Handle string in Golang
December 04, 2024
Background
Studying Golang, I face some things using strings. It is different from JavaScript.
for ... range
supported in Golang works out of my expectation.
So I will introduce some examples in this post.
string in Go
In Go, string is a type consisting of char type. It just a array of char. And Go encode string into UTF-8 internally.
On other hand, there is a type rune
. rune
has a character in UTF-8.
So it can be 1 byte or 4 bytes at most.
My first language, Korean is encoded into 3 bytes.
For ... Range
You usually use for ... range
syntax to iterate all elements of one array.
Of coursley, It can be applied in string case.
k_str := "이 세상에 온 것을 환영해"
for _, c := range k_str {
fmt.Printf("%c(%d) ", c, c)
}
// result: 이(51060) (32) 세(49464) 상(49345) 에(50640) (32) 온(50728) (32) 것(44163) 을(51012) (32) 환(54872) 영(50689) 해(54644)
And you should know c
in iteration is converted into rune internally.
I will show you index instead of binary data.
k_str := "이 세상에 온 것을 환영해"
for i, c := range k_str {
fmt.Printf("%c(%d) ", c, i)
}
// result: 이(0) (3) 세(4) 상(7) 에(10) (13) 온(14) (17) 것(18) 을(21) (24) 환(25) 영(28) 해(31)
You can find it has different index from string where the character is real located.
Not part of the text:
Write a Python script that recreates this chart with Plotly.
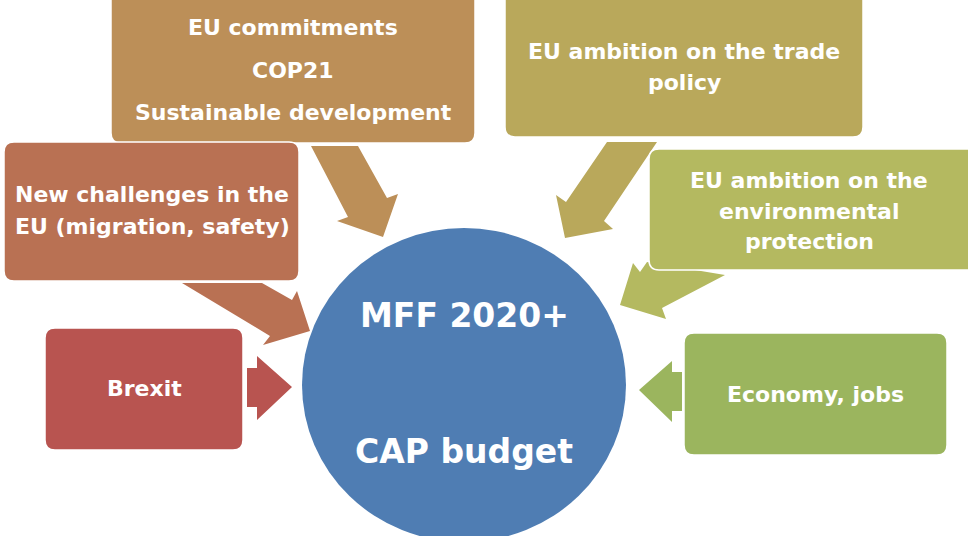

It is related to UTF-8 encoding.
Korean occupies 3 bytes in UTF-8, so indices point the character's start within the bytes sizes.
Slice of string
fmt.Printf("%c", k_str[0])
// result: ì
So if you just try to take slice of string like above, you can get wrong character.
Solution
k_str_in_rune := []rune(k_str)
for i, c := range k_str_in_rune {
fmt.Printf("%c(%d) ", c, i)
}
// result: 이(0) (3) 세(4) 상(7) 에(10) (13) 온(14) (17) 것(18) 을(21) (24) 환(25) 영(28) 해(31) 이(0) (1) 세(2) 상(3) 에(4) (5) 온(6) (7) 것(8) 을(9) (10) 환(11) 영(12) 해(13)
You can format string into array of runes.
And this case show that indices match each location in string.
fmt.Printf("%c", k_str_in_rune[0])
// result: 이
It seems to be not wrong in slice of runes.
It can be more easy to compare character in each two strings actually.